When parents in Virginia determine that they can no longer live together, it’s often children who are affected most. Fortunately, there are some steps that parents who are still able to remain civil toward one another can take to protect their kids and make the transition to a two-household life less stressful.
While it’s not always easy for parents to remain entirely civil after untying the knot, children of divorce don’t need to hear tales of their other parent’s misdeeds. Kids also tend to appreciate being clearly told the divorce wasn’t their fault to help ease lingering feelings of guilt. Honestly is important although there is such a thing as sharing too many details, especially painful or uncomfortable ones. Furthermore, children of all ages often benefit from being able to show affection openly for both parents while also being able to talk about enjoyable experiences they have during visits.

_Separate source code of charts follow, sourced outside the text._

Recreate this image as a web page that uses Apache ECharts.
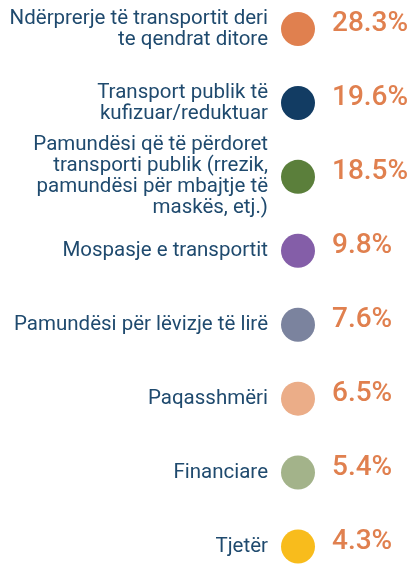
<!DOCTYPE html>
<html>
<head>
<meta charset="utf-8">
<script src="https://cdn.jsdelivr.net/npm/echarts@6/dist/echarts.min.js"></script>
<style>
  html, body { margin: 0; padding: 0; background: #fff; }
  #chart { width: 411px; height: 565px; }
</style>
</head>
<body>
<div id="chart"></div>
<script>
const categories = [
  "Ndërprerje të transportit deri\nte qendrat ditore",
  "Transport publik të\nkufizuar/reduktuar",
  "Pamundësi që të përdoret\ntransporti publik (rrezik,\npamundësi për mbajtje të\nmaskës, etj.)",
  "Mospasje e transportit",
  "Pamundësi për lëvizje të lirë",
  "Paqasshmëri",
  "Financiare",
  "Tjetër",
];
const shares = [28.3, 19.6, 18.5, 9.8, 7.6, 6.5, 5.4, 4.3];
const dotColors = [
  "#e0804f", "#123c63", "#5b7f3b", "#845ea8",
  "#7b839e", "#ebad88", "#a3b38a", "#f8bc1c",
];

const chart = echarts.init(document.getElementById("chart"));

chart.setOption({
  animation: false,
  grid: { left: 298, right: 10, top: 25, bottom: 17 },
  xAxis: { type: "value", min: 0, max: 1, show: false },
  yAxis: {
    type: "category",
    data: categories,
    inverse: true,
    boundaryGap: false,
    axisLine: { show: false },
    axisTick: { show: false },
    splitLine: { show: false },
    axisLabel: {
      margin: 30,
      color: "#1f4a6e",
      fontFamily: "Roboto",
      fontSize: 20.5,
      lineHeight: 21,
      align: "right",
      padding: [16, 0, 0, 0],
    },
  },
  series: [
    {
      type: "scatter",
      symbolSize: 34,
      itemStyle: { opacity: 1 },
      data: categories.map((c, i) => ({
        value: [0, c, shares[i]],
        itemStyle: { color: dotColors[i], opacity: 1 },
      })),
      label: {
        show: true,
        position: "right",
        distance: 17,
        offset: [0, -5],
        color: "#e0804f",
        fontFamily: "Roboto",
        fontWeight: 500,
        fontSize: 28,
        formatter: (p) => p.value[2].toFixed(1) + "%",
      },
    },
  ],
});
</script>
</body>
</html>
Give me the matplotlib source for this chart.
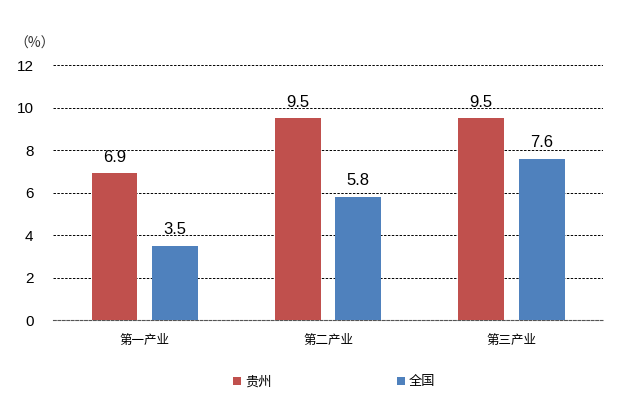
import matplotlib
matplotlib.use("Agg")
import matplotlib.pyplot as plt
import numpy as np

plt.rcParams['font.family'] = ['Noto Sans CJK SC', 'DejaVu Sans']

categories = ["第一产业", "第二产业", "第三产业"]
guizhou = [6.9, 9.5, 9.5]
national = [3.5, 5.8, 7.6]
series_names = ["贵州", "全国"]

red = "#C0504D"
blue = "#4F81BD"

fig = plt.figure(figsize=(6.31, 4.12), dpi=100)
ax = fig.add_axes([0.084, 0.223, 0.872, 0.619])

x = np.arange(len(categories))
w = 0.25
off = 0.165
b1 = ax.bar(x - off, guizhou, w, color=red, label=series_names[0], zorder=3)
b2 = ax.bar(x + off, national, w, color=blue, label=series_names[1], zorder=3)

for bars, vals in ((b1, guizhou), (b2, national)):
    for r, v in zip(bars, vals):
        ax.text(r.get_x() + r.get_width() / 2, v + 0.4, f"{v:.1f}",
                ha="center", va="bottom", fontsize=12, family="Liberation Sans")

ax.set_xlim(-0.5, 2.5)
ax.set_ylim(0, 12)
ax.set_yticks(range(0, 13, 2))
ax.set_yticklabels([str(t) for t in range(0, 13, 2)], fontsize=11, family="Liberation Sans")
ax.set_xticks(x)
ax.set_xticklabels(categories, fontsize=9)
ax.tick_params(axis="both", length=0)
ax.tick_params(axis="y", pad=14)
ax.tick_params(axis="x", pad=10)

ax.yaxis.grid(True, linestyle=(0, (2.5, 1.5)), color="black", linewidth=0.7, zorder=0)
for s in ("top", "right", "left"):
    ax.spines[s].set_visible(False)
ax.spines["bottom"].set_linestyle((0, (2.5, 1.5)))
ax.spines["bottom"].set_color("#555555")
ax.spines["bottom"].set_linewidth(0.8)

fig.text(0.022, 0.895, "（%）", fontsize=10, color="#333333", va="center")

fig.legend(handles=[b1, b2], labels=series_names, loc="center",
           bbox_to_anchor=(0.53, 0.073), ncol=2, frameon=False, fontsize=9.5,
           handlelength=0.6, handleheight=0.6, handletextpad=0.3, columnspacing=9.5)

fig.savefig("out.png", dpi=100)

It’s healthy for kids to be able to freely share their positive and negative emotions about their parents’ divorce without feeling like they have to be loyal to one parent or the other. Parents no longer living together are also reminded that children aren’t little adults; this means letting kids be kids by not turning to them as a source of post-divorce support or asking them to pass messages along. It can also be helpful if parents allow some reasonable flexibility with visitation schedules so that children can enjoy their various activities and interactions with friends.
Successful co-parenting requires some effort on the part of both parents. If disagreements arise, a divorce attorney may get involved if initial efforts to resolve issues aren’t effective. In order to avoid shaking things up even more for children, a lawyer may attempt to work out acceptable adjustments with an existing custody agreement, a co-parenting plan or visitation schedules.